Brief - In the material below, please retype the lines from the very first through the one with "const xTickStep = 0.5, yTickStep = 2;", exactly and without pictures.

Dataset section -
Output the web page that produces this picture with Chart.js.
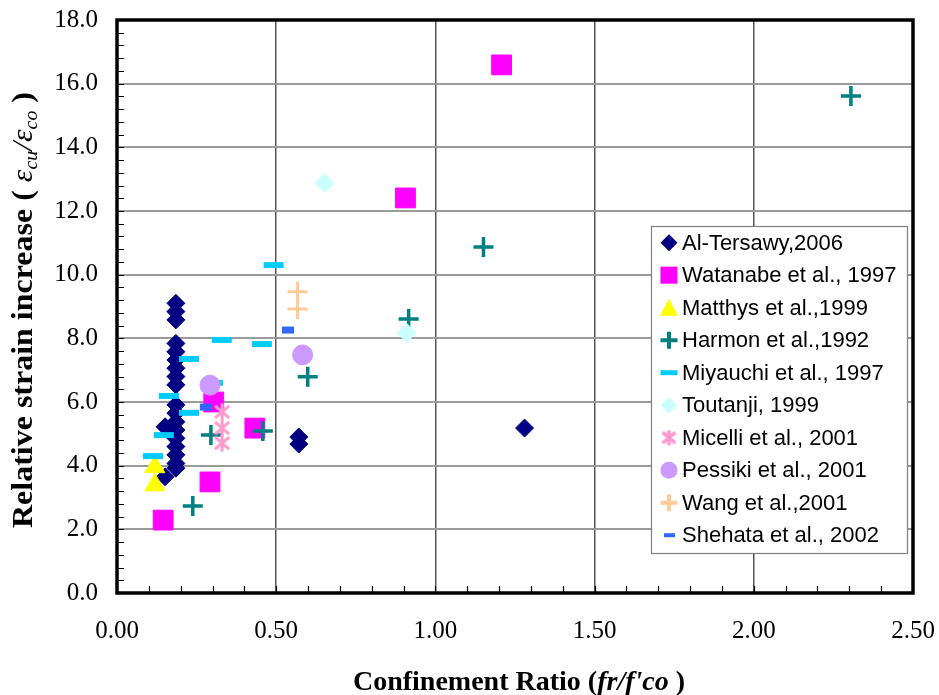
<!DOCTYPE html>
<html><head><meta charset="utf-8">
<script src="https://cdn.jsdelivr.net/npm/chart.js@4.4.1/dist/chart.umd.min.js"></script>
<style>html,body{margin:0;padding:0;background:#fff}#wrap{width:939px;height:695px;position:relative}</style>
</head><body><div id="wrap"><canvas id="c"></canvas></div>
<script>
// ---- data ----
const seriesNames = ["Al-Tersawy,2006","Watanabe et al., 1997","Matthys et al.,1999","Harmon et al.,1992","Miyauchi et al., 1997","Toutanji, 1999","Micelli et al., 2001","Pessiki et al., 2001","Wang et al.,2001","Shehata et al., 2002"];
const alTersawyX = [0.185,0.185,0.185,0.185,0.185,0.185,0.185,0.185,0.185,0.185,0.185,0.185,0.185,0.185,0.185,0.185,0.185,0.185,0.151,0.151,0.571,0.571,1.28];
const alTersawyY = [9.10,8.84,8.58,7.84,7.58,7.32,7.06,6.80,6.54,5.91,5.65,5.38,5.12,4.86,4.60,4.34,4.07,3.92,5.22,3.65,4.90,4.68,5.18];
const watanabeX = [0.145,0.292,0.304,0.433,0.906,1.208];
const watanabeY = [2.29,3.49,6.00,5.18,12.41,16.59];
const matthysX = [0.119,0.119];
const matthysY = [3.96,3.39];
const harmonX = [0.238,0.295,0.458,0.599,0.916,1.151,2.305];
const harmonY = [2.73,4.96,5.09,6.79,8.61,10.87,15.61];
const miyauchiX = [0.113,0.147,0.163,0.226,0.226,0.301,0.329,0.455,0.492];
const miyauchiY = [4.30,4.96,6.19,5.66,7.35,6.60,7.95,7.82,10.30];
const toutanjiX = [0.652,0.910];
const toutanjiY = [12.88,8.17];
const micelliX = [0.330,0.330,0.330];
const micelliY = [5.69,5.18,4.71];
const pessikiX = [0.292,0.583];
const pessikiY = [6.53,7.48];
const wangX = [0.567,0.567];
const wangY = [9.46,8.92];
const shehataX = [0.279,0.537];
const shehataY = [5.84,8.26];
const xTickStep = 0.5, yTickStep = 2;

// ---- styles ----
function starCanvas(size, color, lw){
  const c = document.createElement('canvas'); c.width = size; c.height = size;
  const g = c.getContext('2d'); g.strokeStyle = color; g.lineWidth = lw; g.lineCap = 'butt';
  const m = size/2, r = size/2 - 1;
  g.beginPath();
  g.moveTo(m, m - r); g.lineTo(m, m + r);
  g.moveTo(m - r*0.85, m - r*0.72); g.lineTo(m + r*0.85, m + r*0.72);
  g.moveTo(m + r*0.85, m - r*0.72); g.lineTo(m - r*0.85, m + r*0.72);
  g.stroke();
  return c;
}
const micelliImg = starCanvas(19, '#FF99CC', 3);
const micelliLegendImg = starCanvas(17, '#FF99CC', 3.5);
const styles = [
  {ps:'rectRot', r:9, color:'#000080', bw:1},
  {ps:'rect', r:14, color:'#FF00FF', bw:1},
  {ps:'triangle', r:11.5, color:'#FFFF00', bw:1},
  {ps:'cross', r:10, color:'#008080', bw:3.5},
  {ps:'line', r:10, color:'#00CCFF', bw:6},
  {ps:'rectRot', r:9.5, color:'#CCFFFF', bw:1},
  {ps:micelliImg, r:9, color:'#FF99CC', bw:3},
  {ps:'circle', r:10, color:'#CC99FF', bw:1},
  {ps:'cross', r:10, color:'#FFCC99', bw:3},
  {ps:'line', r:6, color:'#3366FF', bw:7}
];
const seriesX = [alTersawyX,watanabeX,matthysX,harmonX,miyauchiX,toutanjiX,micelliX,pessikiX,wangX,shehataX];
const seriesY = [alTersawyY,watanabeY,matthysY,harmonY,miyauchiY,toutanjiY,micelliY,pessikiY,wangY,shehataY];
const N = seriesNames.length;
const datasets = seriesNames.map((name,i)=>({
  label: name,
  data: seriesX[i].map((x,k)=>({x:x, y:seriesY[i][k]})),
  pointStyle: styles[i].ps,
  pointRadius: styles[i].r,
  backgroundColor: styles[i].color,
  borderColor: styles[i].color,
  borderWidth: styles[i].bw,
  pointBorderWidth: styles[i].bw,
  showLine: false,
  order: N - i
}));

function drawLegendMarker(ctx, i, x, y){
  const st = styles[i];
  ctx.save();
  ctx.fillStyle = st.color; ctx.strokeStyle = st.color;
  ctx.beginPath();
  switch(i){
    case 0: case 5: {
      const r = 8.5; ctx.moveTo(x, y-r); ctx.lineTo(x+r, y); ctx.lineTo(x, y+r); ctx.lineTo(x-r, y); ctx.closePath(); ctx.fill(); break; }
    case 1: ctx.fillRect(x-8.5, y-8.5, 17, 17); break;
    case 2: ctx.moveTo(x, y-9); ctx.lineTo(x+9, y+8); ctx.lineTo(x-9, y+8); ctx.closePath(); ctx.fill(); break;
    case 3: case 8: ctx.lineWidth = 4; ctx.moveTo(x-8.5, y); ctx.lineTo(x+8.5, y); ctx.moveTo(x, y-8.5); ctx.lineTo(x, y+8.5); ctx.stroke(); break;
    case 4: ctx.lineWidth = 5; ctx.moveTo(x-8.5, y); ctx.lineTo(x+8.5, y); ctx.stroke(); break;
    case 6: ctx.drawImage(micelliLegendImg, x-8.5, y-8.5); break;
    case 7: ctx.arc(x, y, 8.5, 0, Math.PI*2); ctx.fill(); break;
    case 9: ctx.lineWidth = 4; ctx.moveTo(x-5, y); ctx.lineTo(x+6, y); ctx.stroke(); break;
  }
  ctx.restore();
}

function drawRuns(ctx, runs, x, y){
  let cx = x;
  runs.forEach(r=>{ ctx.font = r.font; ctx.fillText(r.t, cx, y + (r.dy||0)); cx += ctx.measureText(r.t).width; });
}
function runsWidth(ctx, runs){
  let w = 0; runs.forEach(r=>{ ctx.font = r.font; w += ctx.measureText(r.t).width; }); return w;
}

const decorPlugin = {
  id: 'decor',
  afterDraw(chart){
    const ctx = chart.ctx, a = chart.chartArea;
    const xs = chart.scales.x, ys = chart.scales.y;
    ctx.save();
    // minor ticks (inward)
    ctx.strokeStyle = '#000'; ctx.lineWidth = 1.2;
    ctx.beginPath();
    for (let v = 0.1; v < 2.5; v += 0.1){
      const px = Math.round(xs.getPixelForValue(v)) + 0.5;
      ctx.moveTo(px, a.bottom); ctx.lineTo(px, a.bottom - 7);
    }
    for (let v = 0.4; v < 18; v += 0.4){
      const py = Math.round(ys.getPixelForValue(v)) + 0.5;
      ctx.moveTo(a.left, py); ctx.lineTo(a.left + 7, py);
    }
    ctx.stroke();
    // frame
    ctx.lineWidth = 3.5; ctx.strokeStyle = '#000';
    ctx.strokeRect(a.left, a.top, a.right - a.left, a.bottom - a.top);

    // x title
    ctx.fillStyle = '#000'; ctx.textBaseline = 'alphabetic';
    const xr = [
      {t:'Confinement Ratio (', font:'bold 28px "Liberation Serif"'},
      {t:"fr/f'co", font:'bold italic 28px "Liberation Serif"'},
      {t:' )', font:'bold 28px "Liberation Serif"'}
    ];
    const xw = runsWidth(ctx, xr);
    drawRuns(ctx, xr, (a.left + a.right)/2 - xw/2 + 4, 690);

    // y title (rotated, slightly stretched along its length like the reference)
    const yr = [
      {t:'Relative strain increase ( ', font:'bold 29px "Liberation Serif"'},
      {t:'\u03B5', font:'italic 29px "Liberation Serif"'},
      {t:'cu', font:'italic 18px "Liberation Serif"', dy:5},
      {t:'/', font:'italic 29px "Liberation Serif"'},
      {t:'\u03B5', font:'italic 29px "Liberation Serif"'},
      {t:'co', font:'italic 18px "Liberation Serif"', dy:5},
      {t:' )', font:'bold 29px "Liberation Serif"'}
    ];
    const yw = runsWidth(ctx, yr);
    const sx = 436 / yw;
    ctx.save();
    ctx.translate(32, 310);
    ctx.rotate(-Math.PI/2);
    ctx.scale(sx, 1);
    drawRuns(ctx, yr, -yw/2, 0);
    ctx.restore();

    // legend box
    const lx = 651, ly = 226, lw = 256, lh = 327;
    ctx.fillStyle = '#fff'; ctx.fillRect(lx, ly, lw, lh);
    ctx.strokeStyle = '#7f7f7f'; ctx.lineWidth = 1.2; ctx.strokeRect(lx + 0.5, ly + 0.5, lw, lh);
    ctx.font = '22px "Liberation Sans"'; ctx.textBaseline = 'middle'; ctx.fillStyle = '#000';
    seriesNames.forEach((name, i)=>{
      const cy = 242.7 + i*32.5;
      drawLegendMarker(ctx, i, 669, cy);
      ctx.fillStyle = '#000';
      ctx.font = '22px "Liberation Sans"';
      ctx.fillText(name, 682, cy + 1);
    });
    ctx.restore();
  }
};

new Chart(document.getElementById('c'), {
  type: 'scatter',
  data: { datasets },
  options: {
    responsive: true, maintainAspectRatio: false, animation: false,
    events: [],
    layout: { padding: { left: 0, top: 20, right: 26, bottom: 0 } },
    plugins: { legend: { display: false }, tooltip: { enabled: false }, title: { display: false } },
    scales: {
      x: {
        type: 'linear', min: 0, max: 2.5,
        afterFit(s){ s.height = 102; s.paddingLeft = 0; s.paddingRight = 0; },
        border: { display: false },
        grid: { color: '#555555', lineWidth: 1.5, drawTicks: false },
        ticks: { stepSize: xTickStep, padding: 23, color: '#000', maxRotation: 0,
                 font: { family: '"Liberation Serif"', size: 25 },
                 callback: v => Number(v).toFixed(2) }
      },
      y: {
        type: 'linear', min: 0, max: 18,
        afterFit(s){ s.width = 117; s.paddingTop = 0; s.paddingBottom = 0; },
        border: { display: false },
        grid: { color: '#9a9a9a', lineWidth: 2, drawTicks: false },
        ticks: { stepSize: yTickStep, padding: 19, color: '#000',
                 font: { family: '"Liberation Serif"', size: 25 },
                 callback: v => Number(v).toFixed(1) }
      }
    }
  },
  plugins: [decorPlugin]
});
</script>
</body></html>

Response to this task -
Output the web page that produces this picture with Chart.js.
<!DOCTYPE html>
<html><head><meta charset="utf-8">
<script src="https://cdn.jsdelivr.net/npm/chart.js@4.4.1/dist/chart.umd.min.js"></script>
<style>html,body{margin:0;padding:0;background:#fff}#wrap{width:939px;height:695px;position:relative}</style>
</head><body><div id="wrap"><canvas id="c"></canvas></div>
<script>
// ---- data ----
const seriesNames = ["Al-Tersawy,2006","Watanabe et al., 1997","Matthys et al.,1999","Harmon et al.,1992","Miyauchi et al., 1997","Toutanji, 1999","Micelli et al., 2001","Pessiki et al., 2001","Wang et al.,2001","Shehata et al., 2002"];
const alTersawyX = [0.185,0.185,0.185,0.185,0.185,0.185,0.185,0.185,0.185,0.185,0.185,0.185,0.185,0.185,0.185,0.185,0.185,0.185,0.151,0.151,0.571,0.571,1.28];
const alTersawyY = [9.10,8.84,8.58,7.84,7.58,7.32,7.06,6.80,6.54,5.91,5.65,5.38,5.12,4.86,4.60,4.34,4.07,3.92,5.22,3.65,4.90,4.68,5.18];
const watanabeX = [0.145,0.292,0.304,0.433,0.906,1.208];
const watanabeY = [2.29,3.49,6.00,5.18,12.41,16.59];
const matthysX = [0.119,0.119];
const matthysY = [3.96,3.39];
const harmonX = [0.238,0.295,0.458,0.599,0.916,1.151,2.305];
const harmonY = [2.73,4.96,5.09,6.79,8.61,10.87,15.61];
const miyauchiX = [0.113,0.147,0.163,0.226,0.226,0.301,0.329,0.455,0.492];
const miyauchiY = [4.30,4.96,6.19,5.66,7.35,6.60,7.95,7.82,10.30];
const toutanjiX = [0.652,0.910];
const toutanjiY = [12.88,8.17];
const micelliX = [0.330,0.330,0.330];
const micelliY = [5.69,5.18,4.71];
const pessikiX = [0.292,0.583];
const pessikiY = [6.53,7.48];
const wangX = [0.567,0.567];
const wangY = [9.46,8.92];
const shehataX = [0.279,0.537];
const shehataY = [5.84,8.26];
const xTickStep = 0.5, yTickStep = 2;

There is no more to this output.